As someone with a special fondness for Second World War adventure stories, I came to "THREE HOURS IN PARIS" with a lot of high expectations. Indeed, it was about 2 years ago, when I went to see Cara Black speak at a local bookstore about one of her Aimée Leduc novels, she had mentioned to the audience that she was at work on a novel that would be taking place in Paris during the Second World War. That was enough to pique my interest.
So, I began reading "THREE HOURS IN PARIS" eagerly anticipating reading a novel that would enthrall me from start to finish. Well, it wasn't quite like that. I was 35 pages into the novel feeling underwhelmed by what I had read. In fact, what I was reading struck me as shoddy and amateurish, something a reader would expect to find from a first-time novelist, not a practiced and celebrated writer. There is a scene in which one of the main characters in the novel, Kate Rees, is working near a military installation at Hoy in the Orkney Islands (near Scotland) when the installation comes under attack by the German Luftwaffe (air force). Two sentences that helped to describe the ensuing action immediately stood out before my eyes as someone who is a longtime aviation enthusiast. The first sentence is "A propeller plane droned out of the clouds, followed by a second, then a third one." What is THAT supposed to mean? I didn't find that to be a particularly descriptive sentence that would have made the action more compelling and real to me. What kind of aircraft is a propeller plane?! Frankly, that was an awkward sentence and should have been re-worked.
And as for the second sentence, that rankled me because it makes absolutely no sense at all! Well, as a way of proving my point, I'll also include the preceding sentence: "The Luftwaffe were taking another pass now that the clouds had cleared. Only two this time, their swastikas glinting on the fuselage." SWASTIKAS GLINTING ON THE FUSELAGE?! As someone who has read about and studied Second World War aviation since I was a preteen, I know for a fact that Luftwaffe planes bore the swastika on the tail unit, NOT THE FUSELAGE. (The fuselage is the main body of an airplane, distinct from the wings and the tail unit.) Clearly, the author failed to take account of that fact.
Kate, feeling bereaved and bereft after losing her husband and baby daughter during the first year of the war, accepts the offer made by a mysterious and officious gentleman --- who had been made aware of her prowess as a sharpshooter --- to come to London and join the ranks of Section D in British intelligence (i.e., the Secret Intelligence Service or SIS = MI-6).
The time is mid-June 1940. Paris has been declared an 'open city' and the Germans have marched in and occupied it. The British Expeditionary Force (BEF), along with a few scattered French army units, has managed to escape to Britain from the French port of Dunkirk. France is on the brink of total defeat. Kate is hastily trained to undertake a special mission to Paris, where her skills as a sharpshooter would prove to be valuable. She is parachuted into France on the night of June 22, 1940 (which is also the day that France has signed an armistice with Nazi Germany), landing in a non-descript area a short distance from Paris.

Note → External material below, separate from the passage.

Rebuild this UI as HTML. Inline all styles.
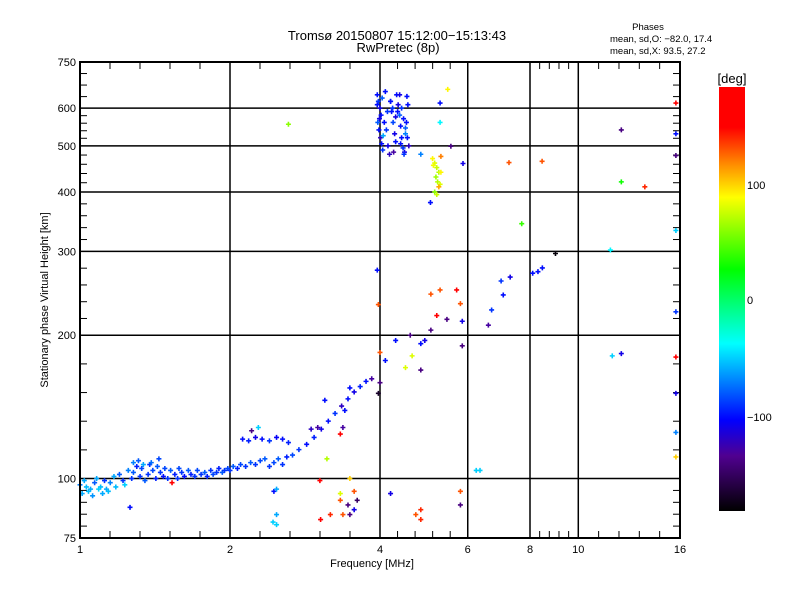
<!DOCTYPE html>
<html><head><meta charset="utf-8"><style>
body{margin:0;background:#fff}
svg{display:block;font-family:"Liberation Sans",sans-serif}
</style></head><body>
<svg id="chart" width="800" height="600" viewBox="0 0 800 600" xmlns="http://www.w3.org/2000/svg">
<defs>
<linearGradient id="cbar" x1="0" y1="0" x2="0" y2="1">
<stop offset="0" stop-color="#ff0000"/>
<stop offset="0.095" stop-color="#ff0000"/>
<stop offset="0.185" stop-color="#ff9000"/>
<stop offset="0.26" stop-color="#ffff00"/>
<stop offset="0.43" stop-color="#00ff00"/>
<stop offset="0.605" stop-color="#00ffff"/>
<stop offset="0.785" stop-color="#0000ff"/>
<stop offset="0.87" stop-color="#500090"/>
<stop offset="1" stop-color="#000000"/>
</linearGradient>
</defs>
<rect x="0" y="0" width="800" height="600" fill="#fff"/>
<g id="grid"></g>
<g id="ticks"></g>
<g id="marks"></g>
<rect x="80" y="62" width="600" height="476" fill="none" stroke="#000" stroke-width="2"/>
<g id="labels" font-size="11" fill="#000"></g>
<text x="397" y="40" font-size="13" text-anchor="middle">Tromsø 20150807 15:12:00−15:13:43</text>
<text x="398" y="52" font-size="13" text-anchor="middle">RwPretec (8p)</text>
<text x="648" y="30" font-size="9.5" text-anchor="middle">Phases</text>
<text x="610" y="42" font-size="9.5">mean, sd,O: −82.0, 17.4</text>
<text x="610" y="54" font-size="9.5">mean, sd,X:  93.5, 27.2</text>
<text x="372" y="567" font-size="11" text-anchor="middle">Frequency [MHz]</text>
<text transform="translate(48,300) rotate(-90)" font-size="11" text-anchor="middle">Stationary phase Virtual Height [km]</text>
<rect x="719" y="87" width="26" height="424" fill="url(#cbar)"/>
<text x="732" y="83" font-size="13" text-anchor="middle">[deg]</text>
<text x="747" y="189" font-size="11">100</text>
<text x="747" y="304" font-size="11">0</text>
<text x="747" y="421" font-size="11">−100</text>
</svg>
<script>
const xTickVals=[1,2,4,6,8,10,16];
const xTickLabels=["1","2","4","6","8","10","16"];
const xGridVals=[2,4,6,8,10];
const yTickVals=[75,100,200,300,400,500,600,750];
const yTickLabels=["75","100","200","300","400","500","600","750"];
const yGridVals=[100,200,300,400,500,600];
const freqs=[
1.00,1.02,1.03,1.05,1.07,1.08,1.10,1.12,1.13,1.15,1.17,1.18,1.20,1.22,1.23,1.25,1.27,1.28,1.30,1.32,1.33,1.35,1.37,1.38,1.40,1.42,1.43,1.45,1.47,1.48,1.50,1.52,1.55,1.57,1.58,1.60,1.62,1.65,1.67,1.70,1.72,1.75,1.78,1.80,1.83,1.85,1.88,1.90,1.93,1.95,1.98,2.00,2.03,2.07,2.10,2.15,2.20,2.25,2.30,2.35,2.40,2.45,2.50,2.55,2.60,2.67,2.75,2.85,2.95,3.05,3.15,3.25,3.35,3.45,3.55,3.65,3.75,3.85,
2.12,2.18,2.25,2.32,2.40,2.48,2.55,2.62,1.01,1.04,1.06,1.09,1.11,1.14,1.28,1.31,1.34,1.39,1.44,
3.95,3.97,4.0,4.02,3.96,3.98,4.01,4.03,4.05,3.95,3.99,4.04,4.08,4.12,4.15,4.2,4.22,4.25,4.28,4.3,4.18,4.24,4.32,4.35,4.38,4.4,4.42,4.45,4.48,4.5,4.52,4.55,4.38,4.42,4.46,4.5,4.54,4.57,4.1,4.14,4.2,4.3,4.4,4.47,4.53,4.06,4.26,4.34,
5.1,5.15,5.2,5.25,5.12,5.18,5.22,5.28,5.3,5.15,5.2,5.25,5.05,5.3,
2.62,5.47,5.28,5.28,5.55,4.83,5.87,7.26,8.46,7.7,12.2,12.2,13.6,15.7,15.7,15.7,15.7,15.7,15.7,15.7,15.7,15.7,11.6,12.2,11.7,9.0,8.47,8.3,8.1,7.3,7.0,7.07,6.7,6.6,5.85,5.8,5.7,5.28,5.06,5.2,5.45,5.06,4.92,4.83,5.85,4.64,4.5,4.0,3.95,3.97,4.0,3.97,4.1,4.3,4.6,4.83,
6.35,6.24,5.8,5.8,4.83,4.83,4.72,4.2,3.6,3.55,3.48,3.45,3.37,3.33,3.55,3.33,3.48,3.03,3.18,3.04,2.45,2.48,2.48,2.44,2.48,1.26,1.53,2.21,2.28,2.91,3.0,3.1,3.48,3.4,3.37,3.33,3.13];
const heights=[
97,99,96,95,98,100,96,99,95,98,101,96,102,99,97,104,100,103,106,101,105,99,102,107,104,100,106,103,101,105,100,104,102,100,105,103,101,104,102,101,104,102,103,101,104,102,103,105,103,104,105,104,106,105,107,106,108,107,109,110,106,108,110,107,111,112,115,118,122,127,132,137,142,147,152,156,160,162,
121,120,122,121,120,122,121,119,93,94,92,95,93,94,108,109,107,108,110,
640,620,600,580,560,540,520,505,490,610,570,630,560,540,500,620,590,560,530,510,480,600,640,610,580,550,520,495,485,530,560,610,640,600,570,545,520,500,650,590,620,575,505,480,635,525,485,590,
470,460,450,440,455,430,420,415,440,400,395,410,380,475,
555,657,615,560,499,480,459,461,464,343,540,420,410,615,530,477,332,224,180,151,125,111,302,183,181,297,277,272,270,265,260,243,226,210,214,233,249,249,244,220,216,205,195,192,190,181,171,184,274,232,159,151,177,195,200,169,
104,104,94,88,86,82,84,93,90,86,84,88,84,90,94,93,100,99,84,82,94,84,80,81,95,87,98,126,128,127,128,146,155,139,128,124,110];
const phases=[
-70,-60,-55,-60,-80,-60,-55,-90,-60,-70,-60,-55,-80,-90,-50,-70,-90,-80,-95,-90,-85,-80,-90,-90,-85,-95,-80,-90,-100,-85,-90,-80,-95,-90,-85,-90,-100,-80,-95,-90,-85,-90,-80,-95,-90,-85,-90,-95,-80,-90,-85,-90,-80,-95,-85,-90,-80,-90,-85,-80,-90,-85,-80,-90,-95,-85,-90,-100,-95,-110,-100,-90,-120,-100,-110,-95,-100,-130,
-100,-95,-110,-100,-90,-105,-100,-95,-60,-55,-65,-50,-60,-55,-70,-80,-60,-75,-85,
-100,-90,-110,-100,-80,-100,-120,-100,-90,-100,-110,-80,-100,-90,-110,-100,-100,-85,-110,-100,-120,-90,-100,-110,-80,-100,-100,-90,-110,-70,-100,-100,-110,-90,-100,-80,-100,-120,-100,-90,-100,-110,-100,-90,-100,-60,-130,-100,
90,80,75,70,85,65,70,80,90,60,75,110,-100,120,
60,90,-100,-40,-140,-70,-110,130,130,40,-140,30,140,170,-100,-140,-50,-90,160,-110,-70,100,-40,-110,-50,-180,-100,-100,-100,-110,-90,-100,-90,-130,-110,130,160,130,130,170,-140,-140,-110,-100,-140,80,80,130,-100,130,-140,-170,-100,-100,-140,-140,
-50,-50,130,-140,140,140,130,-110,-150,-110,-140,-140,130,130,130,80,100,160,140,160,-100,-60,-50,-50,-60,-100,170,-140,-50,-120,-130,-100,-100,-100,-130,170,70];

const X0=80,X1=680,Y0=538,Y1=62;
function xScale(f){return X0+(X1-X0)*Math.log(f)/Math.log(16);}
function yScale(h){return Y0-(Y0-Y1)*Math.log(h/75)/Math.log(10);}
const cstops=[[180,[255,0,0]],[149,[255,0,0]],[116,[255,144,0]],[88,[255,255,0]],[27,[0,255,0]],[-38,[0,255,255]],[-103,[0,0,255]],[-135,[80,0,144]],[-183,[0,0,0]]];
function phaseColor(p){
  for(let i=0;i<cstops.length-1;i++){
    const a=cstops[i],b=cstops[i+1];
    if(p<=a[0]&&p>=b[0]){const t=(a[0]-p)/(a[0]-b[0]);
      return 'rgb('+a[1].map((v,k)=>Math.round(v+(b[1][k]-v)*t)).join(',')+')';}
  }
  return p>0?'rgb(255,0,0)':'rgb(0,0,0)';
}
const NS='http://www.w3.org/2000/svg';
function mk(tag,parent,attrs){const e=document.createElementNS(NS,tag);for(const k in attrs)e.setAttribute(k,attrs[k]);parent.appendChild(e);return e;}
const grid=document.getElementById('grid');
xGridVals.forEach(v=>{const l=mk('line',grid,{x1:xScale(v),x2:xScale(v),y1:Y1,y2:Y0,stroke:'#000','stroke-width':1.5});

});
yGridVals.forEach(v=>{const l=mk('line',grid,{x1:X0,x2:X1,y1:yScale(v),y2:yScale(v),stroke:'#000','stroke-width':1.5});

});
const ticks=document.getElementById('ticks');
for(let i=0;i<xTickVals.length-1;i++){
  const a=xScale(xTickVals[i]),b=xScale(xTickVals[i+1]);
  if(xTickVals[i]===6)continue;
  for(let k=1;k<5;k++){const x=a+(b-a)*k/5;
    const t1=mk('line',ticks,{x1:x,x2:x,y1:Y0,y2:Y0-7,stroke:'#000','stroke-width':1});
    
    
    const t2=mk('line',ticks,{x1:x,x2:x,y1:Y1,y2:Y1+7,stroke:'#000','stroke-width':1});
    
    }
}
for(let i=0;i<yTickVals.length-1;i++){
  const a=yScale(yTickVals[i]),b=yScale(yTickVals[i+1]);
  const n=yTickVals[i]===600?4:5;
  for(let k=1;k<n;k++){const y=a+(b-a)*k/n;
    const t1=mk('line',ticks,{x1:X0,x2:X0+7,y1:y,y2:y,stroke:'#000','stroke-width':1});
    
    
    const t2=mk('line',ticks,{x1:X1,x2:X1-7,y1:y,y2:y,stroke:'#000','stroke-width':1});
    
    }
}
const labels=document.getElementById('labels');
xTickVals.forEach((v,i)=>{const t=mk('text',labels,{x:xScale(v),y:553,'text-anchor':'middle'});t.textContent=xTickLabels[i];

});
yTickVals.forEach((v,i)=>{const t=mk('text',labels,{x:76,y:yScale(v)+4,'text-anchor':'end'});t.textContent=yTickLabels[i];

});
const marks=document.getElementById('marks');
for(let i=0;i<freqs.length;i++){
  const x=xScale(freqs[i]),y=yScale(heights[i]);
  const p=mk('path',marks,{d:'M'+(x-2.5)+' '+y+'h5M'+x+' '+(y-2.5)+'v5',stroke:phaseColor(phases[i]),'stroke-width':1.6,fill:'none'});
  
  
}
</script>
</body></html>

From the point Kate arrives in Paris, the pace in the novel quickens. The drama becomes compelling and that is what saved the novel for me. Yet, "THREE HOURS IN PARIS" is not in the class of a Frederick Forsyth, Alan Furst or a John le Carré espionage/action thriller. If Cara Black decides to write another Second World War novel set in France, I hope she will craft a tighter story and show greater care in conveying some historical details.